Some notes on the day’s presentations:

  • I came in a few minutes late on the vivid dance-drama storytelling of Arupadai Veedu, an encounter between Lord Murugan and beautiful young Valli—though a gray-bearded Old Man (Murugan is testing Valli) gets comically in the way of true love. With the help of the god Ganesha) everyone ends up in the right spot. The lively dancers included young performers from Frisco’s Shreebala Nrithyalaya Bharatanatyam school, where performers are trained by founder/choreographer Guru Rajalakshmi Krishna in the traditions and expressiveness of traditional dance forms. Few words (Tamil was the language) were spoken, but the charming story told itself.

  • Lifeline, an unsettling modern-day play from Lewisville-based Sarasija Theatres (directed by and starring the playwright, Rajeswari Udayagiri), was performed in the Telegu language of southeastern India. (Telegu is, with Hindi and Bengali, one of more than 20 official languages spoken on the subcontinent.) The play asks the question: How is it that a woman of accomplishment and talent can remain unnoticed and unappreciated (even resented, in fact), and then belatedly “honored” in a perfunctory way after her death? Quick, almost blackout-style scenes show bits of the life and fate of Anitha (Udayagiri), an ambitious working woman, confident and independent…and undermined by others. She haunts her own story, newly aware of the currents that swirled around her. Lifeline was a surprisingly hard-hitting feminist story, performed in an economical style that lent it weight and intensity.

  • The ditzy, anarchic Boom Chiki Chiki Boom (from DFW-based Natyapandhari Theaters) was performed in the Marathi language of central and western India—and directed by its playwright Deepak Salamwade, who also played the “boss” whose revenge tour starts with gathering a bunch of hapless, aimless young men—and leading them through an increasingly bumbling and futile attempt at becoming bombers and terroristss. It’s an absurdist comedy that reminded me a bit of the Italian playwright Dario Fo in its mix of social thought and silliness. The gang gets a good talking-to in the end, the bombs (they didn’t work anyway) don’t go off, and everyone dances off to live another day. Thoughtful fun….

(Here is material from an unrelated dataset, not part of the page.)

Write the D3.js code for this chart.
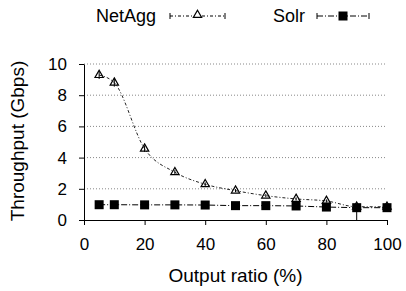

  • Washington D.C.’s Ebong Theatrix performed the recent drama Five Grains of Rice (in English) by the playwright Arindam Ghosh, who also played the only male role. An old girlfriend drops by a professional couple’s home, and what begins in politeness soon starts to devolve into resentments, anger, revelations, and even a “bet” involving five grains of rice. Can this volatile marriage survive truth—and where will these three humans be found at the end? Strong performances, and a story that starts to feel too big for one small living space.

  • Khora, a mystery-drama from playwright Amitabha Lala and Boston-based KrossRoads Performing Arts (and with the playwright taking a mid-sized role in the cast), added a surreal, sometimes hallucinatory edge to the basic couple-in-an-isolated-house mystery trope—and did a fine job with both performances and staging. The plot kept us nicely unsure about what was happening…but in an honest, “earned” way: the intriguing finale let us see all the clues we’d missed! A great “freeze” effect added to the play’s odd energy as we tried (along with the novelist in the story) to sort reality from…whatever this was.

  • Katha: Draupadi, adapted by Dallas-based Vandita Parikh from the epic Mahabharata, is a story of female power and determination, and was danced in fine style under Parikh’s direction. (And I haven’t even mentioned the costumes throughout the day—gorgeous!) Set among the more modern dramas and comedies of the festival, this intense and very old story showed off the still-relevant richness of India’s centuries-old dance and theatrical artistry.

  • Back to the modern world: As the day’s final work, DFW Play presented the much-admired Adhe Adhure (1969) by Hindi playwright Mohan Rakesh. Directed by Battacharyya, it’s the edgy story of wife and mother Savitri, who leads a grueling, unhappy life in the city—she’s the “sole support” working to earn a living for her stay-at-home husband, keeps house, and tries to get help from an aimless son, a daughter who ran away to marry (but has come home), and an angry teenage daughter. The dysfunction feels circular—everyone treats everyone badly in some way, and Savitri looks for an “out” in flirtations and more with other men (all played, significantly, by the same actor). This is a classic, intense, well-told story of one family pressured both by their own flaws and society’s problems—and the final moment’s freeze-frame onstage tells us just how “stuck” they still are.